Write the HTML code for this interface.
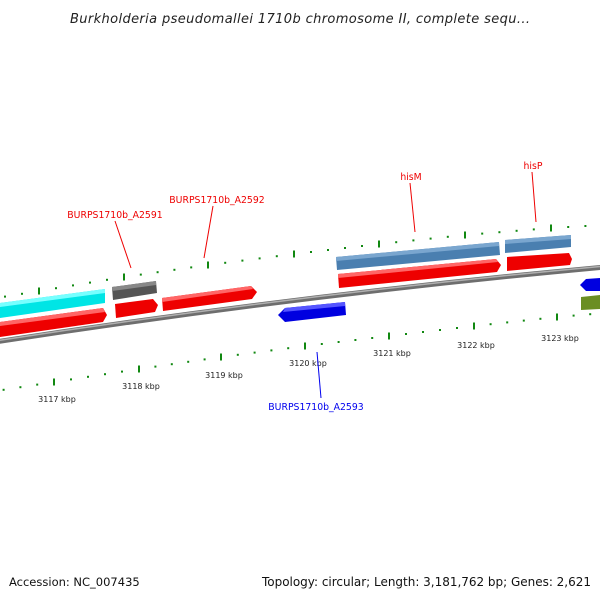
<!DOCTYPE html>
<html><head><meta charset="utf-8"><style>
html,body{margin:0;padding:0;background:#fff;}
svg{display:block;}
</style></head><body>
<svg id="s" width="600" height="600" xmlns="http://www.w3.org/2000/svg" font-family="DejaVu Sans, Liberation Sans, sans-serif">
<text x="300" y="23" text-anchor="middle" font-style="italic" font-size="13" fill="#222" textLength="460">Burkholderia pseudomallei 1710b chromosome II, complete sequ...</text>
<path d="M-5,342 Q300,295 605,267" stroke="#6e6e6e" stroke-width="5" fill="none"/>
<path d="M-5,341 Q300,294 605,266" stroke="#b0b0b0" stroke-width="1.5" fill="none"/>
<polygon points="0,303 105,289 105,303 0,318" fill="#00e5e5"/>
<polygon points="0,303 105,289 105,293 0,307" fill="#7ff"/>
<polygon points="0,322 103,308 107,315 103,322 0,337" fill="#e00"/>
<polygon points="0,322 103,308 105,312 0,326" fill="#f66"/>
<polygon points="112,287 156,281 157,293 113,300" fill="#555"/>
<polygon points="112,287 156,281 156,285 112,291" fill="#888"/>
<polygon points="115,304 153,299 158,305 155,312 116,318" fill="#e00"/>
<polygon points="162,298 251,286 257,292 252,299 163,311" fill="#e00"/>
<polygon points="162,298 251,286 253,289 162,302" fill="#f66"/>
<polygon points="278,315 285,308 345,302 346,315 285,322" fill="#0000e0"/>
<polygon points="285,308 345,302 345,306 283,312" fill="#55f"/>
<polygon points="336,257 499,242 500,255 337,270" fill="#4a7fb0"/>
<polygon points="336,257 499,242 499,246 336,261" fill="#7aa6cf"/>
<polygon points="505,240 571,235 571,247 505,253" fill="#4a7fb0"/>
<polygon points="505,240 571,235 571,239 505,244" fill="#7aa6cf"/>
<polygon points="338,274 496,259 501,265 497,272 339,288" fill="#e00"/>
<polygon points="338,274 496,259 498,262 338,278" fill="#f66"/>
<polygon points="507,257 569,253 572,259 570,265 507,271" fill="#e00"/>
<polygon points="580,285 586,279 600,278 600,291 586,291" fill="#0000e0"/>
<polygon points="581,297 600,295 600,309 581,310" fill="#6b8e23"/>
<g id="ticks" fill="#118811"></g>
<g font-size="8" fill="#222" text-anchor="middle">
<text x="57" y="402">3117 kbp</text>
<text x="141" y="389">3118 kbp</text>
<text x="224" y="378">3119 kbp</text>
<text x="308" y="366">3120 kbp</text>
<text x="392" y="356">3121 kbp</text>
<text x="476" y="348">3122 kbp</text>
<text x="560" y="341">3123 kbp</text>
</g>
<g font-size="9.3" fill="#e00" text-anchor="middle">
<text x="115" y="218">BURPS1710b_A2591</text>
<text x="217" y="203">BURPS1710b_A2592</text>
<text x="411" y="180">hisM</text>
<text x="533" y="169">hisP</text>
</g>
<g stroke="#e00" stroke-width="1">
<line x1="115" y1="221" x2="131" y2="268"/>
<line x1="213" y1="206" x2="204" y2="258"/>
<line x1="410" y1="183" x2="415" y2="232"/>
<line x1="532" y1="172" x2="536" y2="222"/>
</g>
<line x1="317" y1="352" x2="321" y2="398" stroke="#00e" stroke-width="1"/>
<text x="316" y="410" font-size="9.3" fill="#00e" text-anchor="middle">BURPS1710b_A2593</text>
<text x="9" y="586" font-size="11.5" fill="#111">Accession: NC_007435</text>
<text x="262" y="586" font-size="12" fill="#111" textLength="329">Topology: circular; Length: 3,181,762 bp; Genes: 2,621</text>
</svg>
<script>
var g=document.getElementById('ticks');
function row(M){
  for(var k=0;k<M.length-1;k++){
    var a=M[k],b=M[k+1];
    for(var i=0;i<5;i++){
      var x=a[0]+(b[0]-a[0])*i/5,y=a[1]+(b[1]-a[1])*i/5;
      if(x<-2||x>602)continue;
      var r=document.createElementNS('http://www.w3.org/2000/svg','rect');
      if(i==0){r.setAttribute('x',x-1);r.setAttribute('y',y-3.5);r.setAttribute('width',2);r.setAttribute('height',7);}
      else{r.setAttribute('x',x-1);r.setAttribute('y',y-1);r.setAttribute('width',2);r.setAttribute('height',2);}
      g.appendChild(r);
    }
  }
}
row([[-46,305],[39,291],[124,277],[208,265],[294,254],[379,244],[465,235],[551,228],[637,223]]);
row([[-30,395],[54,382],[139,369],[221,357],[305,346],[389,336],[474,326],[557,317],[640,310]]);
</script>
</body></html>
--
- _TASK DETAILS_
Copy out all the data without changing anything, and drop the pictures.

- _RESPONSE TO THE TASK_
Write the HTML code for this interface.
<!DOCTYPE html>
<html><head><meta charset="utf-8"><style>
html,body{margin:0;padding:0;background:#fff;}
svg{display:block;}
</style></head><body>
<svg id="s" width="600" height="600" xmlns="http://www.w3.org/2000/svg" font-family="DejaVu Sans, Liberation Sans, sans-serif">
<text x="300" y="23" text-anchor="middle" font-style="italic" font-size="13" fill="#222" textLength="460">Burkholderia pseudomallei 1710b chromosome II, complete sequ...</text>
<path d="M-5,342 Q300,295 605,267" stroke="#6e6e6e" stroke-width="5" fill="none"/>
<path d="M-5,341 Q300,294 605,266" stroke="#b0b0b0" stroke-width="1.5" fill="none"/>
<polygon points="0,303 105,289 105,303 0,318" fill="#00e5e5"/>
<polygon points="0,303 105,289 105,293 0,307" fill="#7ff"/>
<polygon points="0,322 103,308 107,315 103,322 0,337" fill="#e00"/>
<polygon points="0,322 103,308 105,312 0,326" fill="#f66"/>
<polygon points="112,287 156,281 157,293 113,300" fill="#555"/>
<polygon points="112,287 156,281 156,285 112,291" fill="#888"/>
<polygon points="115,304 153,299 158,305 155,312 116,318" fill="#e00"/>
<polygon points="162,298 251,286 257,292 252,299 163,311" fill="#e00"/>
<polygon points="162,298 251,286 253,289 162,302" fill="#f66"/>
<polygon points="278,315 285,308 345,302 346,315 285,322" fill="#0000e0"/>
<polygon points="285,308 345,302 345,306 283,312" fill="#55f"/>
<polygon points="336,257 499,242 500,255 337,270" fill="#4a7fb0"/>
<polygon points="336,257 499,242 499,246 336,261" fill="#7aa6cf"/>
<polygon points="505,240 571,235 571,247 505,253" fill="#4a7fb0"/>
<polygon points="505,240 571,235 571,239 505,244" fill="#7aa6cf"/>
<polygon points="338,274 496,259 501,265 497,272 339,288" fill="#e00"/>
<polygon points="338,274 496,259 498,262 338,278" fill="#f66"/>
<polygon points="507,257 569,253 572,259 570,265 507,271" fill="#e00"/>
<polygon points="580,285 586,279 600,278 600,291 586,291" fill="#0000e0"/>
<polygon points="581,297 600,295 600,309 581,310" fill="#6b8e23"/>
<g id="ticks" fill="#118811"></g>
<g font-size="8" fill="#222" text-anchor="middle">
<text x="57" y="402">3117 kbp</text>
<text x="141" y="389">3118 kbp</text>
<text x="224" y="378">3119 kbp</text>
<text x="308" y="366">3120 kbp</text>
<text x="392" y="356">3121 kbp</text>
<text x="476" y="348">3122 kbp</text>
<text x="560" y="341">3123 kbp</text>
</g>
<g font-size="9.3" fill="#e00" text-anchor="middle">
<text x="115" y="218">BURPS1710b_A2591</text>
<text x="217" y="203">BURPS1710b_A2592</text>
<text x="411" y="180">hisM</text>
<text x="533" y="169">hisP</text>
</g>
<g stroke="#e00" stroke-width="1">
<line x1="115" y1="221" x2="131" y2="268"/>
<line x1="213" y1="206" x2="204" y2="258"/>
<line x1="410" y1="183" x2="415" y2="232"/>
<line x1="532" y1="172" x2="536" y2="222"/>
</g>
<line x1="317" y1="352" x2="321" y2="398" stroke="#00e" stroke-width="1"/>
<text x="316" y="410" font-size="9.3" fill="#00e" text-anchor="middle">BURPS1710b_A2593</text>
<text x="9" y="586" font-size="11.5" fill="#111">Accession: NC_007435</text>
<text x="262" y="586" font-size="12" fill="#111" textLength="329">Topology: circular; Length: 3,181,762 bp; Genes: 2,621</text>
</svg>
<script>
var g=document.getElementById('ticks');
function row(M){
  for(var k=0;k<M.length-1;k++){
    var a=M[k],b=M[k+1];
    for(var i=0;i<5;i++){
      var x=a[0]+(b[0]-a[0])*i/5,y=a[1]+(b[1]-a[1])*i/5;
      if(x<-2||x>602)continue;
      var r=document.createElementNS('http://www.w3.org/2000/svg','rect');
      if(i==0){r.setAttribute('x',x-1);r.setAttribute('y',y-3.5);r.setAttribute('width',2);r.setAttribute('height',7);}
      else{r.setAttribute('x',x-1);r.setAttribute('y',y-1);r.setAttribute('width',2);r.setAttribute('height',2);}
      g.appendChild(r);
    }
  }
}
row([[-46,305],[39,291],[124,277],[208,265],[294,254],[379,244],[465,235],[551,228],[637,223]]);
row([[-30,395],[54,382],[139,369],[221,357],[305,346],[389,336],[474,326],[557,317],[640,310]]);
</script>
</body></html>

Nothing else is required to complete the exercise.